‘Slow West’ (2015) Movie Review

A 16-year-old boy and a world-weary man make their way through a dense forest on horseback. “That’s just a shame,” the boy says to his older counterpart as the two discover a felled tree, a man crushed beneath it, the hand of his rotted corpse still clenching the axe he used to chop it down. “Is it?” the man asks, chortling. The boy responds with a smirk, “No, no it isn’t.” His once-naïve mind, now all but tainted by his companion’s cynicism.

The scene described above is one you might find in a Coen brothers film, or perhaps a Quentin Tarantino joint — though devoid of the popular music Tarantino would use to contrast the 1870s American frontier backdrop. Yet here it is smack dab in the middle of Slow West, the feature directorial debut of John Maclean, and while the film is clearly inspired by Maclean’s predecessors both classic and contemporary, scenes like this fit well within its confines. Stylish, lean, and steeped in cynicism, Slow West is a solid take on the Western thriller, a genre exercise that doesn’t really break any new ground but effectively traverses existing territory.

Slow West is a tragic fable of unrequited love and life on the frontier, set in the treacherous American west and centered on Jay Cavendish (Kodi Smit-McPhee), a 16-year-old boy from Scotland crossing the land alone in search of Rose, the woman he adores. Having survived thus far despite his youthful inexperience, Jay comes across a band of ex-soldiers who threaten his safety. Enter Silas (Michael Fassbender), a drifter who immediately disarms and kills the men and offers to guide Jay on his journey west for a fee, $50 upfront and $50 on arrival. Jay agrees.

But Jay and Silas quickly come across trouble again in the form of an immigrant couple who holds up a provision store. The scene plays out like a higher-stakes version of one in The Grand Budapest Hotel: the store owner shoots the male outlaw, the female outlaw shoots the store owner, and once the woman turns her gun on Silas, Jay steps in and shoots her in the back. Slow West begins as little more than a surreal drama set on the frontier, Jay pondering the world and dreaming of Rose as he looks up at the stars in the night sky, but here its stakes become clearer. The film isn’t going to end without a body count, and a sizable one at that.

Jay is forced to act opposite his own morals, and he must come to grips with that, but more important than that is a discovery we unearth during the ordeal. What Jay doesn’t know is that Silas, a bounty hunter, has a bigger reward in mind than his escort fee. By way of a “Wanted” poster we learn Rose and her father are on the lam for murder — Jay seems the only person in the country who doesn’t know as much — and Silas hopes Jay can lead him to them so he can collect the $2,000 prize.
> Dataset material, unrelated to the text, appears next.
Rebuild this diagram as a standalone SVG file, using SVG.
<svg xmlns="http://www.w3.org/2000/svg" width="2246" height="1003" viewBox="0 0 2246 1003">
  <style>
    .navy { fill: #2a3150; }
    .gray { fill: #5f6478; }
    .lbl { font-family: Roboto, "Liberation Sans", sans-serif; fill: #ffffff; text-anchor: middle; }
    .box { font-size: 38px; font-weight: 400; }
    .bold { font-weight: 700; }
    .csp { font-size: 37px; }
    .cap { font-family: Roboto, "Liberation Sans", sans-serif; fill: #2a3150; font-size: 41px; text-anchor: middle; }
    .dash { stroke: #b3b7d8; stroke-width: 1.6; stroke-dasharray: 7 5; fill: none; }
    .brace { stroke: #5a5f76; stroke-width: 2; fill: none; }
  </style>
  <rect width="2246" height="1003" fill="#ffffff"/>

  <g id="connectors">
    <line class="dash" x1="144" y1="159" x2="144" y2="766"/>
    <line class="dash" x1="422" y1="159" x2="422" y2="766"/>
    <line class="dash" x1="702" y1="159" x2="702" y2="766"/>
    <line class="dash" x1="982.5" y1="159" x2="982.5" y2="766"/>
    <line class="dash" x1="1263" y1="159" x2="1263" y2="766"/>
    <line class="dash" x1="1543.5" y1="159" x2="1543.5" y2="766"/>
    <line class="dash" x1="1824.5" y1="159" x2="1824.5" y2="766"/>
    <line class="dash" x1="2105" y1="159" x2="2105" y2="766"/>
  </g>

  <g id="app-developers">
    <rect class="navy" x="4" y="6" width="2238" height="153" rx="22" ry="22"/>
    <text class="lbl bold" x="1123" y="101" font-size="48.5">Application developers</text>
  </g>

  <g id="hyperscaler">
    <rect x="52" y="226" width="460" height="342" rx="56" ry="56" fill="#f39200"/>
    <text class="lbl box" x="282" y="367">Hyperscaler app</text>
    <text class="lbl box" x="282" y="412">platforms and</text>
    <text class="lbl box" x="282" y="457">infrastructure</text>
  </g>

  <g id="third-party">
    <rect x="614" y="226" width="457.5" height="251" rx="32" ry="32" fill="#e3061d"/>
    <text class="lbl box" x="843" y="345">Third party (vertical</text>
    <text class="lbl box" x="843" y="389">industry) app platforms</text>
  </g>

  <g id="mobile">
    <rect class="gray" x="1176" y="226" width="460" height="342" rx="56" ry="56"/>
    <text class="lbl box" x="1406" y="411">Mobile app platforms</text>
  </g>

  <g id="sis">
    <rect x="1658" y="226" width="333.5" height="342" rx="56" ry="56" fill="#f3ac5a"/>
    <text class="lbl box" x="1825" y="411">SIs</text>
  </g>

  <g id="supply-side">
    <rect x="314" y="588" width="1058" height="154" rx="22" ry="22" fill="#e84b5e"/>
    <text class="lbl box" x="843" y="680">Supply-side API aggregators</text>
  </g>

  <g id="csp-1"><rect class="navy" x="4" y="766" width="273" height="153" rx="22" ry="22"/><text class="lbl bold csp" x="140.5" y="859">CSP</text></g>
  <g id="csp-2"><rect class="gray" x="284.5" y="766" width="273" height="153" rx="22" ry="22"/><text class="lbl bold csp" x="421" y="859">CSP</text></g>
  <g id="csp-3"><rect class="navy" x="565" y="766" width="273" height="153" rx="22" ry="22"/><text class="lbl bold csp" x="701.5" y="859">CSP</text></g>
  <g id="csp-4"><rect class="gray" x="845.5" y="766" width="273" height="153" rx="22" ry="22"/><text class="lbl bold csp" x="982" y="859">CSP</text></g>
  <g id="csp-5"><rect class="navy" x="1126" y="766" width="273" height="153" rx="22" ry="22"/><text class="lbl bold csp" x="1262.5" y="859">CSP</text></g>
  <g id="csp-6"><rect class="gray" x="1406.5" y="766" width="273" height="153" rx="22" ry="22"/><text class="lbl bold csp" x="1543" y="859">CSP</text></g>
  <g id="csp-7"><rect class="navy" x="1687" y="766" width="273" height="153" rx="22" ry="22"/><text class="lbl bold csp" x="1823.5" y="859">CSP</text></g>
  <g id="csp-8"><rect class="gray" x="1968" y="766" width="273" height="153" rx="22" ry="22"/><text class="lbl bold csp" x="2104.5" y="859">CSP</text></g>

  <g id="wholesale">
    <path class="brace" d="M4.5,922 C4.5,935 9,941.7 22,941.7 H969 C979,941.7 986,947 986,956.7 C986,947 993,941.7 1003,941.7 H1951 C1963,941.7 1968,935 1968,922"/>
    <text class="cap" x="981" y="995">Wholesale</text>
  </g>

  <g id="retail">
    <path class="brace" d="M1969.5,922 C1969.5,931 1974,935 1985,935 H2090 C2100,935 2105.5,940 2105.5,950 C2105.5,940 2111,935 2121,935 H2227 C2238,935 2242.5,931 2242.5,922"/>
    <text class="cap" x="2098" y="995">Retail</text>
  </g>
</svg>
With Slow West, what you see is largely what you get. The above premise is rather simple, the film mostly absent of twists and turns, and in stripping the story to its bare essentials Maclean churns out a finished product that passes by like dust in the wind. Traditional revisionist western touches abound — the Coen comparison above is actually rather apt — but while it doesn’t push the genre forward all that much or flip it obviously on its head, Slow West is a wistful and contemplative Western thriller that tweaks its formula just enough to be effective.
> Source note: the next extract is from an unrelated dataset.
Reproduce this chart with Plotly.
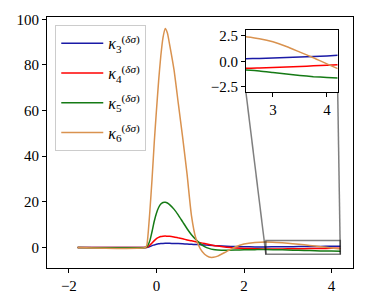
import plotly.graph_objects as go

# ---- data ----
x = [-1.8, -0.25, -0.22, -0.2, -0.15, -0.1, -0.05, 0.0, 0.05, 0.1, 0.15, 0.2, 0.25, 0.3,
     0.4, 0.5, 0.6, 0.7, 0.8, 0.9, 1.0, 1.1, 1.2, 1.3, 1.4, 1.6, 1.8, 2.0, 2.25, 2.5,
     2.75, 3.0, 3.25, 3.5, 3.75, 4.0, 4.2]

kappa3 = [0, 0, 0.03, 0.1, 0.4, 0.8, 1.1, 1.4, 1.6, 1.7, 1.78, 1.8, 1.8, 1.8,
          1.75, 1.7, 1.6, 1.5, 1.4, 1.3, 1.2, 1.1, 0.95, 0.85, 0.75, 0.55, 0.4, 0.3, 0.25, 0.25,
          0.28, 0.32, 0.37, 0.42, 0.47, 0.53, 0.58]

kappa4 = [0, 0, 0.1, 0.3, 1.0, 2.0, 3.0, 3.9, 4.4, 4.8, 4.95, 5.0, 4.95, 4.9,
          4.6, 4.2, 3.8, 3.3, 2.9, 2.5, 2.1, 1.7, 1.3, 0.9, 0.6, 0.1, -0.2, -0.4, -0.55, -0.68,
          -0.65, -0.6, -0.55, -0.5, -0.44, -0.38, -0.33]

kappa5 = [0, 0, 0.3, 0.8, 3.0, 7.0, 11.5, 15.0, 17.5, 19.0, 19.7, 19.8, 19.5, 18.8,
          16.8, 14.2, 11.2, 8.2, 5.6, 3.5, 1.7, 0.4, -0.4, -0.9, -1.1, -1.2, -1.15, -1.05, -0.95, -0.85,
          -0.95, -1.1, -1.25, -1.38, -1.5, -1.58, -1.62]

kappa6 = [0, 0, 1.0, 4.0, 16.0, 30.0, 46.0, 60.0, 73.0, 84.0, 92.0, 96.0, 94.0, 89.0,
          78.0, 63.0, 48.0, 32.0, 14.0, 4.0, -0.5, -3.0, -4.2, -4.3, -3.8, -1.8, 0.2, 1.5, 2.2, 2.4,
          2.2, 1.9, 1.45, 0.9, 0.35, -0.25, -0.72]

series = [
    ("<i>κ</i><sub>3</sub><sup>(<i>δσ</i>)</sup>", kappa3, "#1a1aa6"),
    ("<i>κ</i><sub>4</sub><sup>(<i>δσ</i>)</sup>", kappa4, "#ff0000"),
    ("<i>κ</i><sub>5</sub><sup>(<i>δσ</i>)</sup>", kappa5, "#157a15"),
    ("<i>κ</i><sub>6</sub><sup>(<i>δσ</i>)</sup>", kappa6, "#d9924f"),
]

main_xrange = [-2.5, 4.49]
main_yrange = [-9, 101]
inset_xrange = [2.5, 4.2]
inset_yrange = [-3.0, 3.1]

FONT = "Liberation Serif, DejaVu Serif, serif"

fig = go.Figure()
for i, (name, y, c) in enumerate(series):
    fig.add_trace(go.Scatter(x=x, y=y, mode="lines", name=name, legendgroup=f"g{i}",
                             line=dict(color=c, width=1.5, shape="spline", smoothing=0.6),
                             xaxis="x", yaxis="y"))
for name, y, c in series:
    fig.add_trace(go.Scatter(x=x, y=y, mode="lines", name=name, showlegend=False,
                             line=dict(color=c, width=1.5, shape="spline", smoothing=0.6),
                             xaxis="x2", yaxis="y2"))

axis_common = dict(showgrid=False, zeroline=False, showline=True, linecolor="black",
                   linewidth=1, mirror=True, ticks="outside", ticklen=4, tickwidth=1,
                   tickcolor="black", tickfont=dict(family=FONT, size=15, color="black"))

ins_dom_x = [0.650, 0.950]
ins_dom_y = [0.701, 0.950]

fig.update_layout(
    width=366, height=307,
    margin=dict(l=47, r=12, t=15, b=39),
    paper_bgcolor="white", plot_bgcolor="white",
    xaxis=dict(range=main_xrange, tickvals=[-2, 0, 2, 4], domain=[0, 1], **axis_common),
    yaxis=dict(range=main_yrange, tickvals=[0, 20, 40, 60, 80, 100], domain=[0, 1], **axis_common),
    xaxis2=dict(range=inset_xrange, tickvals=[3, 4], domain=ins_dom_x, anchor="y2", **axis_common),
    yaxis2=dict(range=inset_yrange, tickvals=[-2.5, 0, 2.5], tickformat=".1f",
                domain=ins_dom_y, anchor="x2", **axis_common),
    showlegend=True,
    legend=dict(x=0.027, y=0.967, xanchor="left", yanchor="top",
                bgcolor="rgba(255,255,255,0.8)", bordercolor="#cccccc", borderwidth=1,
                font=dict(family=FONT, size=16, color="black"), itemwidth=42,
                tracegroupgap=6),
)

# indicated region + connector lines (matplotlib mark_inset style)
def to_paper(xv, yv):
    px = (xv - main_xrange[0]) / (main_xrange[1] - main_xrange[0])
    py = (yv - main_yrange[0]) / (main_yrange[1] - main_yrange[0])
    return px, py

gray = dict(color="rgba(0,0,0,0.5)", width=1.5)
fig.add_shape(type="rect", xref="x", yref="y", x0=inset_xrange[0], x1=inset_xrange[1],
              y0=-3.0, y1=3.0, line=gray, fillcolor="rgba(0,0,0,0)")
lx, ly = to_paper(inset_xrange[0], -3.0)
rx, ry = to_paper(inset_xrange[1], -3.0)
fig.add_shape(type="line", xref="paper", yref="paper", x0=lx, y0=ly,
              x1=ins_dom_x[0], y1=ins_dom_y[0], line=gray)
fig.add_shape(type="line", xref="paper", yref="paper", x0=rx, y0=ry,
              x1=ins_dom_x[1], y1=ins_dom_y[0], line=gray)

fig.write_html("out.html", config={"displayModeBar": False},
               post_script="document.body.style.margin='0';")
At just 84 short minutes the film is a breeze, and yet it manages to fit in enough detours to make the adventure worth embarking upon. Standing in the way of Silas’ desired prize is a gang of bounty hunters he split from years ago in order to forge his own path. Led by Payne (Ben Mendelsohn), the group is hot on Rose’s trail, large enough to divide and conquer but smart enough to recognize their true strength is in numbers. Silas’ other obstacle, of course, is Jay himself, whom Silas has grown not only to tolerate but to like. The relationship that evolves between the two is a large part of what makes the movie worth seeing.

It would be easy to reach the end of Slow West and write it off as a relatively futile exercise in style over substance, its straightforward story leaving little in the way of surprise and its influences well-worn on its untidy sleeves. But there is something more here, as Maclean shows us how pitiless one must be to survive the New World and just how fruitless that lifestyle can be. Robbie Ryan (Philomena) beautifully captures the look of the film, with New Zealand his stand-in for 1870s Colorado. The striking imagery serves as a pretty facade, one vastly at odds with the film’s sordid characters.
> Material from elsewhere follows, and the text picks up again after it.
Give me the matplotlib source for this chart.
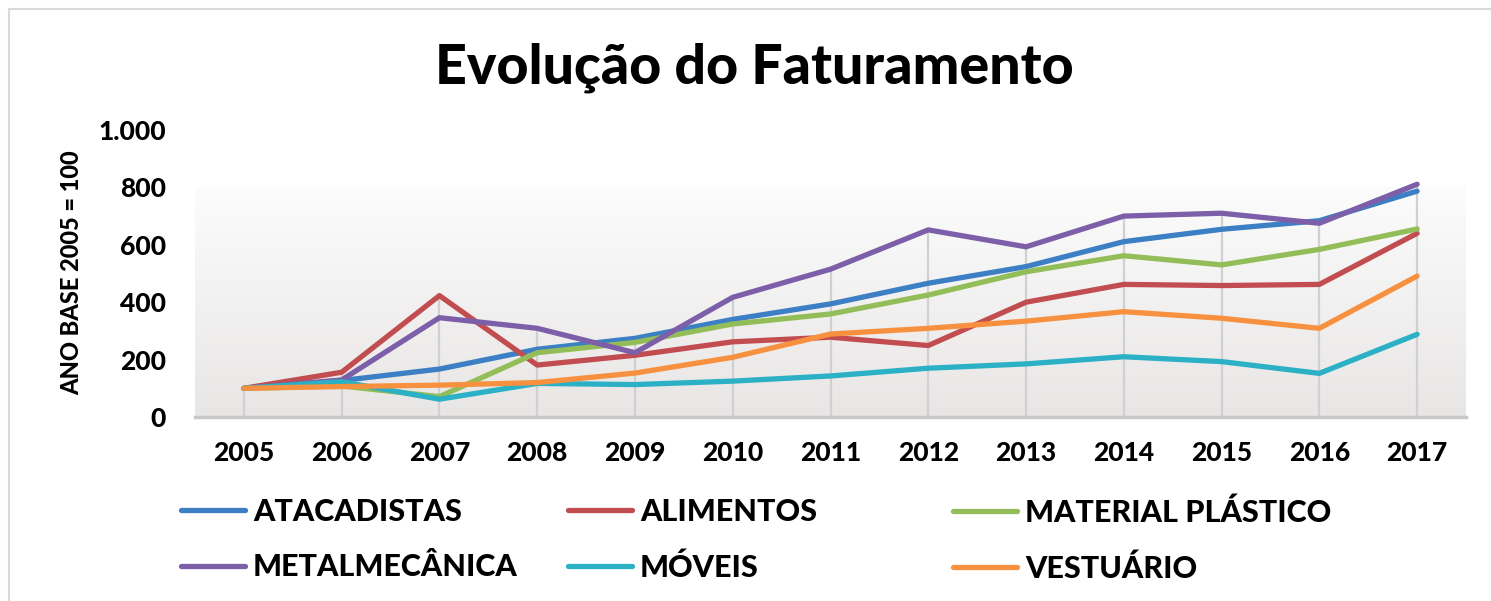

One other scene square in the middle of Slow West finds Jay sitting on a chair around a campfire in The Middle of Nowhere, U.S.A. Jay is but a guest dropping by, a loner at the mercy of a nomadic writer. The two begin to converse, the man curious about the east, from which Jay came. What news does it bring? “Violence and suffering,” Jay says. “And West?” he asks. “Dreams,” the man begins, “and toil.” Indeed.